I tried to tell my friend M about my problem a couple of days ago, when she told me I needed a hair cut.
“Is it too expensive?”
“No.” (well, it is expensive, but that’s not the reason)
“Do you need babysitting?”
“No.” (except that I do, but that’s not the reason)
“Do you just want to keep your hair the way that it is?”
“No.” (it’s driving me crazy)
“Well, what’s the problem? What? What? I can’t hear you. Did you just say you’re frightened of the hairdresser?”
Later that day, I got a text from Lovely M. It was a link to a groupon for 75% off colour and cut at a salon not too far away. M offered to come with me and I was struck with a lovely vision of the two of us side-by-side with our hair in rollers and our heads underneath those bonnet hair-dryers, discussing that new band from England and whether we preferred Paul or Ringo. But after a few more texts, it dawned on me that M was not offering to get her hair done at the same time as me: she’d just been to the hairdressers, it’s what had sparked the conversation. M was offering to come along to hold my hand (her words).
It was at this point I realised I might have a problem.
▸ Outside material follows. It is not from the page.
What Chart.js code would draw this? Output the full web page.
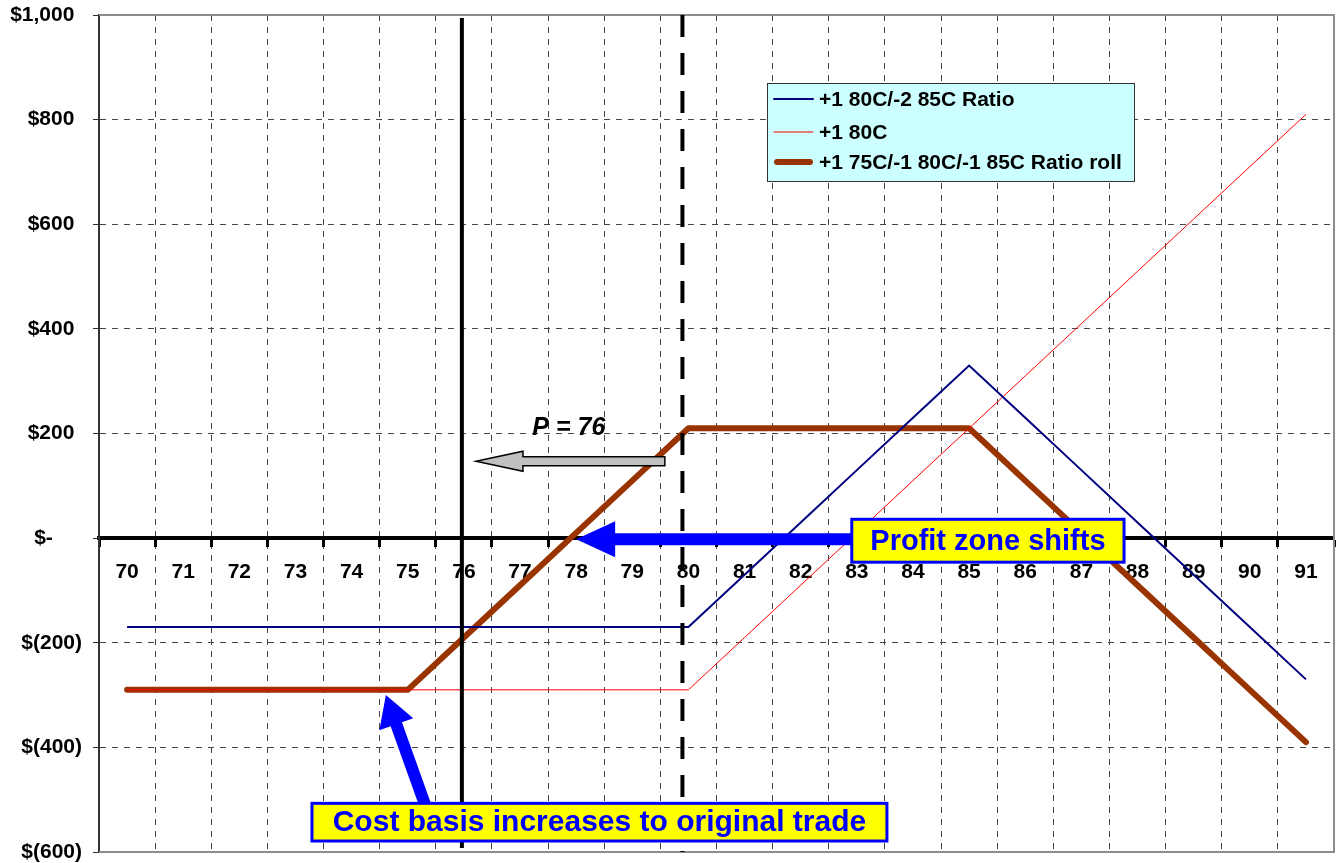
<!DOCTYPE html>
<html>
<head>
<meta charset="utf-8">
<script src="https://cdn.jsdelivr.net/npm/chart.js@4.4.1/dist/chart.umd.min.js"></script>
<style>
  html, body { margin: 0; padding: 0; background: #ffffff; }
  #wrap { width: 1340px; height: 863px; }
</style>
</head>
<body>
<div id="wrap"><canvas id="payoff" width="1340" height="863"></canvas></div>
<script>
// Underlying price at expiration
const strikes = ['70','71','72','73','74','75','76','77','78','79','80','81','82','83','84','85','86','87','88','89','90','91'];

// P&L at expiration for each position ($)
const ratioSpread = [-170,-170,-170,-170,-170,-170,-170,-170,-170,-170,-170,-70,30,130,230,330,230,130,30,-70,-170,-270];
const longCall    = [-290,-290,-290,-290,-290,-290,-290,-290,-290,-290,-290,-190,-90,10,110,210,310,410,510,610,710,810];
const ratioRoll   = [-290,-290,-290,-290,-290,-290,-190,-90,10,110,210,210,210,210,210,210,110,10,-90,-190,-290,-390];

const seriesNames = ['+1 80C/-2 85C Ratio', '+1 80C', '+1 75C/-1 80C/-1 85C Ratio roll'];

// Y axis ticks
const yTicks = [1000, 800, 600, 400, 200, 0, -200, -400, -600];

// Reference prices marked with vertical lines
const currentPrice = '76';
const originalStrike = '80';

const FONT = "'Liberation Sans', Arial, sans-serif";

// Accounting-style dollar format (positives leave room for the closing parenthesis)
function money(v) {
  if (v === 0) return '$-     ';
  const s = Math.abs(v).toLocaleString('en-US');
  return v < 0 ? '$(' + s + ')' : '$' + s + ' \u200A';
}

function blockArrow(ctx, tail, tip, shaftHalf, headLen, headHalf, fill, stroke) {
  const dx = tip.x - tail.x, dy = tip.y - tail.y;
  const len = Math.hypot(dx, dy);
  ctx.save();
  ctx.translate(tail.x, tail.y);
  ctx.rotate(Math.atan2(dy, dx));
  ctx.beginPath();
  ctx.moveTo(0, -shaftHalf);
  ctx.lineTo(len - headLen, -shaftHalf);
  ctx.lineTo(len - headLen, -headHalf);
  ctx.lineTo(len, 0);
  ctx.lineTo(len - headLen, headHalf);
  ctx.lineTo(len - headLen, shaftHalf);
  ctx.lineTo(0, shaftHalf);
  ctx.closePath();
  ctx.fillStyle = fill;
  ctx.fill();
  if (stroke) {
    ctx.lineWidth = 1.5;
    ctx.strokeStyle = stroke;
    ctx.lineJoin = 'miter';
    ctx.stroke();
  }
  ctx.restore();
}

function calloutBox(ctx, x1, y1, x2, y2, text, size) {
  ctx.save();
  ctx.fillStyle = '#ffff00';
  ctx.fillRect(x1, y1, x2 - x1, y2 - y1);
  ctx.lineWidth = 3;
  ctx.strokeStyle = '#0000ff';
  ctx.strokeRect(x1, y1, x2 - x1, y2 - y1);
  ctx.fillStyle = '#0000ff';
  ctx.font = 'bold ' + size + 'px ' + FONT;
  ctx.textAlign = 'center';
  ctx.textBaseline = 'middle';
  ctx.fillText(text, (x1 + x2) / 2, (y1 + y2) / 2 + 1);
  ctx.restore();
}

// Plot frame, price markers, arrows, callouts and legend
const overlayPlugin = {
  id: 'overlay',
  afterDatasetsDraw(chart) {
    const { ctx, chartArea: ca, scales: { x, y } } = chart;
    const px = (i) => x.getPixelForValue(i);
    const py = (v) => y.getPixelForValue(v);

    // frame
    ctx.save();
    ctx.strokeStyle = '#8c8c8c';
    ctx.lineWidth = 2;
    ctx.beginPath();
    ctx.moveTo(ca.left, ca.top);
    ctx.lineTo(ca.right, ca.top);
    ctx.lineTo(ca.right, ca.bottom);
    ctx.lineTo(ca.left, ca.bottom);
    ctx.stroke();
    ctx.restore();

    // current price (solid) and original strike (dashed)
    ctx.save();
    ctx.strokeStyle = '#000000';
    ctx.lineWidth = 4;
    const xc = px(strikes.indexOf(currentPrice)) - 2;
    ctx.beginPath();
    ctx.moveTo(xc, ca.top + 3);
    ctx.lineTo(xc, ca.bottom - 4);
    ctx.stroke();
    const xs = px(strikes.indexOf(originalStrike)) - 6;
    ctx.setLineDash([22, 16]);
    ctx.beginPath();
    ctx.moveTo(xs, ca.top);
    ctx.lineTo(xs, ca.bottom);
    ctx.stroke();
    ctx.restore();

    // price label and arrow
    ctx.save();
    ctx.fillStyle = '#000000';
    ctx.font = 'italic bold 25px ' + FONT;
    ctx.textAlign = 'center';
    ctx.textBaseline = 'middle';
    ctx.fillText('P = 76', px(7.87), py(210));
    ctx.restore();
    blockArrow(ctx, { x: px(9.58), y: py(147) }, { x: px(6.215), y: py(147) }, 4.5, 47, 10, '#c0c0c0', '#000000');

    // profit zone arrow and callout
    blockArrow(ctx, { x: px(13.5), y: py(-2) }, { x: px(8.0), y: py(-2) }, 6, 39, 18, '#0000ff', null);
    calloutBox(ctx, px(12.91), py(36), px(17.76), py(-46), 'Profit zone shifts', 29);

    // cost basis arrow and callout
    blockArrow(ctx, { x: px(5.31), y: py(-510) }, { x: px(4.61), y: py(-300) }, 6, 31, 18, '#0000ff', null);
    calloutBox(ctx, px(3.294), py(-507), px(13.536), py(-579), 'Cost basis increases to original trade', 30);

    // legend
    const lx = ca.left + 668, ly = ca.top + 68, lw = 367, lh = 98;
    ctx.save();
    ctx.fillStyle = '#ccffff';
    ctx.fillRect(lx, ly, lw, lh);
    ctx.strokeStyle = '#333333';
    ctx.lineWidth = 1;
    ctx.strokeRect(lx + 0.5, ly + 0.5, lw, lh);
    const rows = [16, 49, 79];
    chart.data.datasets.forEach((ds, i) => {
      const ry = ly + rows[i];
      ctx.strokeStyle = ds.borderColor;
      ctx.lineWidth = ds.borderWidth;
      ctx.lineCap = 'round';
      ctx.beginPath();
      ctx.moveTo(lx + 7 + (ds.borderWidth > 3 ? 3 : 0), ry);
      ctx.lineTo(lx + 46 - (ds.borderWidth > 3 ? 3 : 0), ry);
      ctx.stroke();
      ctx.fillStyle = '#000000';
      ctx.font = 'bold 21px ' + FONT;
      ctx.textAlign = 'left';
      ctx.textBaseline = 'middle';
      ctx.fillText(ds.label, lx + 52, ry + 1);
    });
    ctx.restore();
  }
};

const bgPlugin = {
  id: 'bg',
  beforeDraw(chart) {
    const ctx = chart.ctx;
    ctx.save();
    ctx.fillStyle = '#ffffff';
    ctx.fillRect(0, 0, chart.width, chart.height);
    ctx.restore();
  }
};

new Chart(document.getElementById('payoff'), {
  type: 'line',
  data: {
    labels: strikes,
    datasets: [
      { label: seriesNames[0], data: ratioSpread, borderColor: '#000080', borderWidth: 2, pointRadius: 0, tension: 0 },
      { label: seriesNames[1], data: longCall, borderColor: '#ff0000', borderWidth: 1, pointRadius: 0, tension: 0 },
      { label: seriesNames[2], data: ratioRoll, borderColor: '#993300', borderWidth: 6, pointRadius: 0, tension: 0,
        borderCapStyle: 'round', borderJoinStyle: 'round' }
    ]
  },
  options: {
    responsive: false,
    devicePixelRatio: 1,
    animation: false,
    layout: { padding: { top: 15, right: 6, bottom: 11, left: 0 } },
    plugins: { legend: { display: false }, tooltip: { enabled: false } },
    scales: {
      x: {
        type: 'category',
        position: { y: 0 },
        offset: true,
        grid: {
          offset: true,
          color: '#444444',
          lineWidth: 1,
          drawTicks: true,
          tickLength: 7,
          tickColor: '#000000',
          tickWidth: 3,
          tickBorderDash: []
        },
        border: { display: true, color: '#000000', width: 4, dash: [6, 6] },
        ticks: {
          color: '#000000',
          font: { family: FONT, size: 21, weight: 'bold' },
          padding: 14,
          maxRotation: 0,
          autoSkip: false
        }
      },
      y: {
        min: -600,
        max: 1000,
        afterBuildTicks(scale) { scale.ticks = yTicks.map(v => ({ value: v })); },
        afterFit(scale) {
          scale.width = 99;
          scale.paddingTop = 0;
          scale.paddingBottom = 0;
        },
        grid: {
          color: '#444444',
          lineWidth: 1,
          tickLength: 6,
          tickColor: '#333333',
          tickWidth: 1,
          tickBorderDash: []
        },
        border: { display: true, color: '#333333', width: 2, dash: [6, 6] },
        ticks: {
          color: '#000000',
          font: { family: FONT, size: 21, weight: 'bold' },
          padding: 11,
          callback: (v) => money(v)
        }
      }
    }
  },
  plugins: [bgPlugin, overlayPlugin]
});
</script>
</body>
</html>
“I can do this” I muttered to myself as I clicked my way through the sign-in process and keyed in my credit card details, “I am a GROWN UP.” And, ignoring the bland stares of the other people in the library, I triumphantly purchased my ticket to several weeks worth of good-hair-days.
It was only when I googled the name of the salon to find out the opening hours that I began to feel some reservations. The business had quite a lot of online reviews. There were three gushing five star reviews; the same number of reviews, I imagine, as of staff who work there. All the rest were scathing one-star reviews. Reviews that said the hairdressers were ‘rude’ and ‘mean’. I gulped.
I saw M again today.
“So anyway, I bought that groupon.” I announced, a little smugly. My tone also said “See? I’m totally capable.”
“When are you booked in?” she asked (a little knowingly, it must be said)
“Um, well, actually I haven’t booked it yet…” I stammered. The smugness was fast evaporating.
“Do you want me to call them for you? I can do it right now.”
“NO! No! I can do it!” I am capable, dammit!
“What’s their number?”
“No – I just need to check some things before I call them”
“Um, just some, um, things?”
I haven’t been yet. My hair is still getting snagged on door knobs and looking far too brown. But I will go. I figure if it’s a bad experience, it will make a neat sequel to this blog post. If it’s a good experience, I’ll have nice hair again. It’s win-win. So I’ll go. I’m totally going to book it. All I have to do is pick up the phone and arrange a time. And I will, I totally will.